Daughter-in-law of quiltmaker Pearlie Pettway, Lorraine Pettway is one of the few women who still perform quilting-the sewing together of the top, the stuffing, and the back—a skill she has provided to other quiltmakers in Gee's Bend.
I was born down here in the Bend; lived right over there down the road from where Bettie Bendolph Seltzer live now, right next door to where Candis [Pettway] was. My mother is Jeanette Mosely. My grandmother was Virginia Mosely.
When I was a little girl, we played a lot, stuff like baseball and hide-and-go-seek. Had to make the cows and pigs and goats move out of the way to play baseball. When the sun got too hot, we come under the shade tree and played hopscotch and jacks.

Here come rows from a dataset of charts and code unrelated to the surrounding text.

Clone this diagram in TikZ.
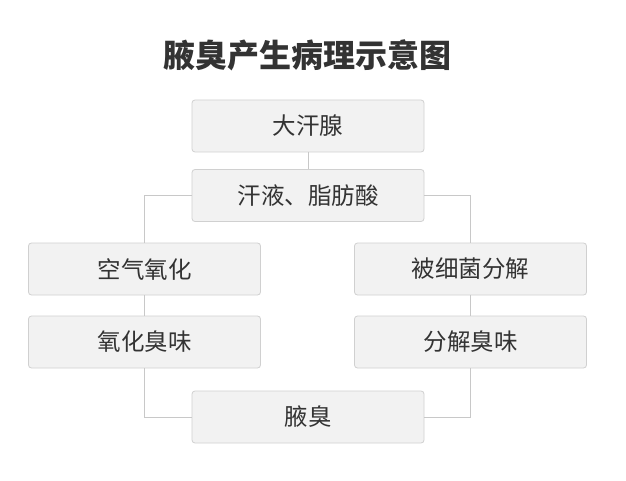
\documentclass[tikz,border=0pt]{standalone}
\usepackage{fontspec}
\setmainfont{Noto Sans CJK SC}
\definecolor{boxfill}{RGB}{242,242,242}
\definecolor{boxline}{RGB}{208,208,208}
\definecolor{linkline}{RGB}{200,200,200}
\definecolor{textdark}{RGB}{51,51,51}
\usetikzlibrary{positioning}

\begin{document}
\begin{tikzpicture}[x=1pt, y=-1pt,
    stagebox/.style={draw=boxline, fill=boxfill, rounded corners=3pt, line width=0.8pt,
        minimum width=232pt, minimum height=52pt, inner sep=0pt,
        text=textdark, font=\fontsize{23.5}{27}\selectfont},
    link/.style={draw=linkline, line width=0.9pt}]
        \useasboundingbox[fill=white] (0,0) rectangle (626,481);

        % Title
        \node[text=textdark, font=\fontsize{32}{37}\selectfont\bfseries] (title) at (307,55) {腋臭产生病理示意图};

        % Stages
        \node[stagebox] (gland) at (308,126) {大汗腺};
        \node[stagebox] (sweat) at (308,195.5) {汗液、脂肪酸};
        \node[stagebox] (oxair) at (144.5,269) {空气氧化};
        \node[stagebox] (oxsmell) at (144.5,342) {氧化臭味};
        \node[stagebox] (bact) at (470.5,269) {被细菌分解};
        \node[stagebox] (decsmell) at (470.5,342) {分解臭味};
        \node[stagebox] (odor) at (308,417) {腋臭};

        % Connectors
        \draw[link] (gland) -- (sweat);
        \draw[link] (sweat.west) -| (oxair.north);
        \draw[link] (sweat.east) -| (bact.north);
        \draw[link] (oxair) -- (oxsmell);
        \draw[link] (bact) -- (decsmell);
        \draw[link] (oxsmell.south) |- (odor.west);
        \draw[link] (decsmell.south) |- (odor.east);
    \end{tikzpicture}
\end{document}
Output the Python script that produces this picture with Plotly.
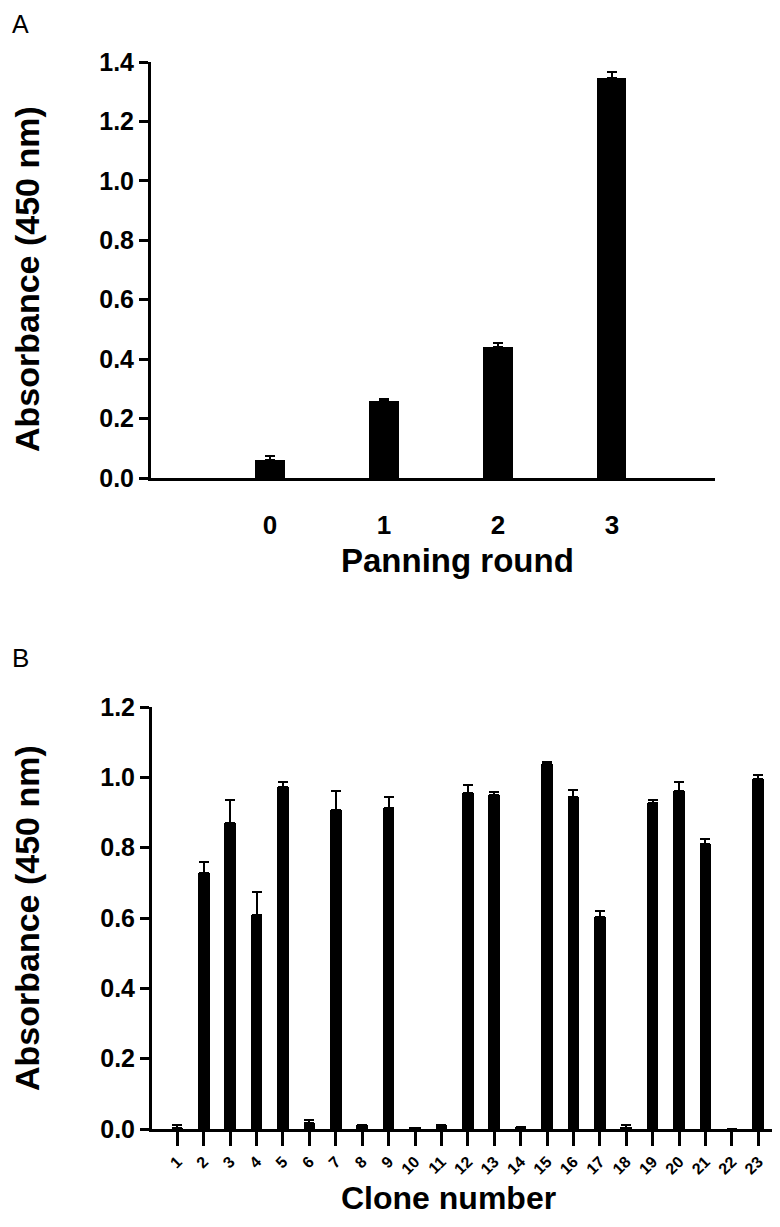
import plotly.graph_objects as go

# --- data ---
rounds = [0, 1, 2, 3]
round_mean = [0.06, 0.26, 0.44, 1.345]
round_err = [0.015, 0.007, 0.016, 0.02]

clones = list(range(1, 24))
clone_mean = [0.002, 0.728, 0.870, 0.608, 0.973, 0.017, 0.906, 0.010, 0.914, 0.003,
              0.010, 0.955, 0.949, 0.005, 1.037, 0.944, 0.603, 0.004, 0.928, 0.962,
              0.810, 0.0, 0.995]
clone_err = [0.010, 0.031, 0.066, 0.067, 0.014, 0.009, 0.056, 0.002, 0.030, 0.0,
             0.002, 0.024, 0.009, 0.0, 0.006, 0.019, 0.018, 0.006, 0.007, 0.026,
             0.014, 0.0, 0.011]

W, H = 780, 1227
OFF = 8  # page body margin of the browser
FONT = "Liberation Sans, Arial, sans-serif"

fig = go.Figure()

fig.add_trace(go.Bar(
    x=rounds, y=round_mean, width=0.255,
    marker=dict(color="black", line=dict(width=0)),
    error_y=dict(type="data", symmetric=False, array=round_err,
                 arrayminus=[0] * len(round_err),
                 color="black", thickness=2, width=5),
    xaxis="x", yaxis="y", showlegend=False, hoverinfo="skip"))

fig.add_trace(go.Bar(
    x=clones, y=clone_mean, width=0.44,
    marker=dict(color="black", line=dict(width=0)),
    error_y=dict(type="data", symmetric=False, array=clone_err,
                 arrayminus=[0] * len(clone_err),
                 color="black", thickness=2, width=5),
    xaxis="x2", yaxis="y2", showlegend=False, hoverinfo="skip"))

# screen pixel -> paper fraction
def px_x(p):
    return (p - OFF) / W

def px_y(p):
    return 1 - (p - OFF) / H

yax = dict(showline=True, linewidth=3, linecolor="black", ticks="outside",
           ticklen=9, tickwidth=3, tickcolor="black", showgrid=False,
           zeroline=False, tickformat=".1f", dtick=0.2, automargin=False,
           tickfont=dict(family=FONT, size=25, color="black", weight="bold"))

fig.update_layout(
    template="none",
    width=W, height=H,
    margin=dict(l=0, r=0, t=0, b=0, pad=0),
    paper_bgcolor="white", plot_bgcolor="white",
    bargap=0,
    xaxis=dict(domain=[px_x(151), px_x(715)], range=[-1.044, 3.904],
               anchor="y", showline=True, linewidth=3, linecolor="black",
               tickvals=rounds, ticktext=[str(r) for r in rounds],
               ticks="", ticklabelstandoff=22, showgrid=False, zeroline=False,
               automargin=False,
               tickfont=dict(family=FONT, size=26, color="black", weight="bold")),
    yaxis=dict(domain=[px_y(478), px_y(62)], range=[0, 1.4], anchor="x", **yax),
    xaxis2=dict(domain=[px_x(152), px_x(772)], range=[0.04, 23.52],
                anchor="y2", showline=True, linewidth=3, linecolor="black",
                tickvals=clones, ticktext=[str(c) for c in clones],
                ticks="outside", ticklen=14, tickwidth=3, tickcolor="black",
                tickangle=-45, showgrid=False, zeroline=False, automargin=False,
                tickfont=dict(family=FONT, size=16, color="black", weight="bold")),
    yaxis2=dict(domain=[px_y(1129), px_y(707)], range=[0, 1.2], anchor="x2", **yax),
)

def note(text, x, y, size, bold=True, angle=0):
    fig.add_annotation(text=text, x=px_x(x), y=px_y(y), xref="paper", yref="paper",
                       showarrow=False, textangle=angle, xanchor="center", yanchor="middle",
                       font=dict(family=FONT, size=size, color="black",
                                 weight="bold" if bold else "normal"))

note("A", 20, 24, 25, bold=False)
note("B", 20, 658, 26, bold=False)
note("Absorbance (450 nm)", 27, 279, 34, angle=-90)
note("Absorbance (450 nm)", 27, 918, 34, angle=-90)
note("Panning round", 458, 560, 33)
note("Clone number", 448, 1198, 32)

fig.write_html("out.html")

My husband is Bobby Pettway. We been married about twenty-nine years and we have five children. I been knowing Bobby all my life. I used to always be glad to see Bobby Pettway coming. Used to come every evening and sit and talk till sundown, then he go on home. We went together at least five years before we got married. I used to sit with Bobby's mama, Pearlie Pettway. She was glad me and Bobby got together. She the one learnt me how to make biscuits. She said, "Come sit down right by this window. I want to show you how to make biscuits, 'cause my son love biscuits." Pearlie made a lot of quilts for her children. She was a good mother to them and a good mother-in-law to me.
I learnt how to quilt from my grandmother Virginia. She quilted on the machine a lot, and I had to hold the quilt while she was sewing it. I was on one end and she was on the other end. I liked to be with her.
I learnt how to piece quilts all on my own. It come to me, just putting stuff together. And everybody started liking what I done and asking me how I could do that. I get old clothes and tear them up and make blocks and make pretty quilts. Quilting it is the easiest part. Making it is the hard part. Nothing to quilting it.
How I start to make a quilt, all I do is start sewing, and it just come to me. My daughter ask me the other day what I was making, and I said, "I don't know yet; I'm just sewing pieces together," and the quilt looked pretty good. No pattern. I usually don't use a pattern, only my mind.